Search the data for the string "React" and gather each line it is in.
--- Start of Given material ---
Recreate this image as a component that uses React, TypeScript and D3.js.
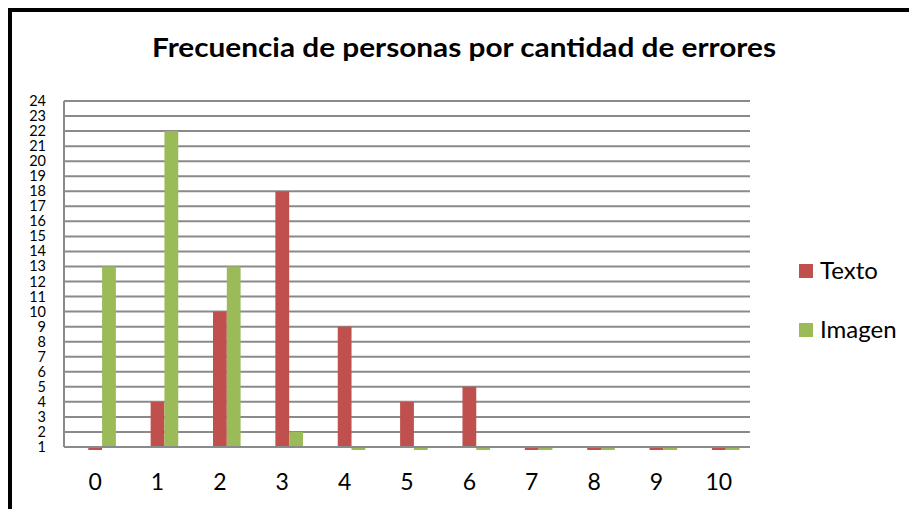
import React, { useRef, useEffect } from 'react';
import * as d3 from 'd3';

const categories = ['0', '1', '2', '3', '4', '5', '6', '7', '8', '9', '10'];
const texto = [0, 4, 10, 18, 9, 4, 5, 0, 0, 0, 0];
const imagen = [13, 22, 13, 2, 0, 0, 0, 0, 0, 0, 0];
const yTicks = d3.range(1, 25);
const seriesNames = ['Texto', 'Imagen'];
const colors = ['#c0504d', '#9bbb59'];

const App = () => {
    const svgRef = useRef(null);

    useEffect(() => {
        const svgWidth = 909;
        const svgHeight = 509;
        const margin = { top: 101, right: 159, bottom: 62, left: 64 };
        const width = svgWidth - margin.left - margin.right;
        const height = svgHeight - margin.top - margin.bottom;

        const svg = d3.select(svgRef.current)
            .attr('width', svgWidth)
            .attr('height', svgHeight);
        svg.selectAll('*').remove();

        svg.append('rect')
            .attr('width', svgWidth).attr('height', svgHeight)
            .attr('fill', '#fff');

        // outer frame
        svg.append('rect')
            .attr('x', 10).attr('y', 10)
            .attr('width', 1000).attr('height', 700)
            .attr('fill', 'none')
            .attr('stroke', '#000')
            .attr('stroke-width', 4);

        svg.append('text')
            .attr('x', 464)
            .attr('y', 57)
            .attr('text-anchor', 'middle')
            .attr('font-family', 'Lato')
            .attr('font-weight', 'bold')
            .attr('font-size', 27)
            .attr('textLength', 624)
            .attr('lengthAdjust', 'spacingAndGlyphs')
            .text('Frecuencia de personas por cantidad de errores');

        const g = svg.append('g').attr('transform', `translate(${margin.left}, ${margin.top})`);

        const xScale = d3.scaleBand().domain(categories).range([0, width]);
        const yScale = d3.scaleLinear().domain([1, 24]).range([height, 0]);

        // gridlines
        g.selectAll('.grid')
            .data(yTicks)
            .enter()
            .append('line')
            .attr('x1', 0).attr('x2', width)
            .attr('y1', (d) => yScale(d)).attr('y2', (d) => yScale(d))
            .attr('stroke', '#8a8a8a')
            .attr('stroke-width', 2);

        g.append('line')
            .attr('x1', 0).attr('x2', 0)
            .attr('y1', 0).attr('y2', height)
            .attr('stroke', '#8a8a8a')
            .attr('stroke-width', 2);

        g.selectAll('.ylabel')
            .data(yTicks)
            .enter()
            .append('text')
            .attr('x', -18)
            .attr('y', (d) => yScale(d) + 5)
            .attr('text-anchor', 'end')
            .attr('font-family', 'Lato')
            .attr('font-size', 14.5)
            .text((d) => d);

        g.selectAll('.xlabel')
            .data(categories)
            .enter()
            .append('text')
            .attr('x', (d) => xScale(d) + xScale.bandwidth() / 2)
            .attr('y', 389)
            .attr('text-anchor', 'middle')
            .attr('font-family', 'Lato')
            .attr('font-size', 23)
            .text((d) => d);

        const bw = 13.8;
        const bottomClip = yScale(1) + 3; // plot area ends just under the axis

        [texto, imagen].forEach((values, i) => {
            g.selectAll('.bar' + i)
                .data(values)
                .enter()
                .append('rect')
                .attr('x', (d, j) => xScale(categories[j]) + xScale.bandwidth() / 2 + (i - 0.5) * bw)
                .attr('y', (d) => Math.min(yScale(d), yScale(1)))
                .attr('width', bw)
                .attr('height', (d) => d >= 1 ? yScale(1) - yScale(d) : Math.min(yScale(d), bottomClip) - yScale(1))
                .attr('fill', colors[i]);
        });

        // bottom axis line over the bars
        g.append('line')
            .attr('x1', 0).attr('x2', width)
            .attr('y1', height).attr('y2', height)
            .attr('stroke', '#8a8a8a')
            .attr('stroke-width', 2);

        const legendG = svg.append('g').attr('transform', 'translate(799, 264)');
        seriesNames.forEach((name, i) => {
            legendG.append('rect')
                .attr('x', 0).attr('y', i * 59)
                .attr('width', 14).attr('height', 14)
                .attr('fill', colors[i]);
            legendG.append('text')
                .attr('x', 21).attr('y', i * 59 + 15)
                .attr('font-family', 'Lato')
                .attr('font-size', 24)
                .text(name);
        });
    }, []);

    return (
        <div>
            <svg ref={svgRef} style={{ position: 'absolute', left: 0, top: 0 }} />
        </div>
    );
};

export default App;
--- End of Given material ---
-- Response --
Recreate this image as a component that uses React, TypeScript and D3.js.
import React, { useRef, useEffect } from 'react';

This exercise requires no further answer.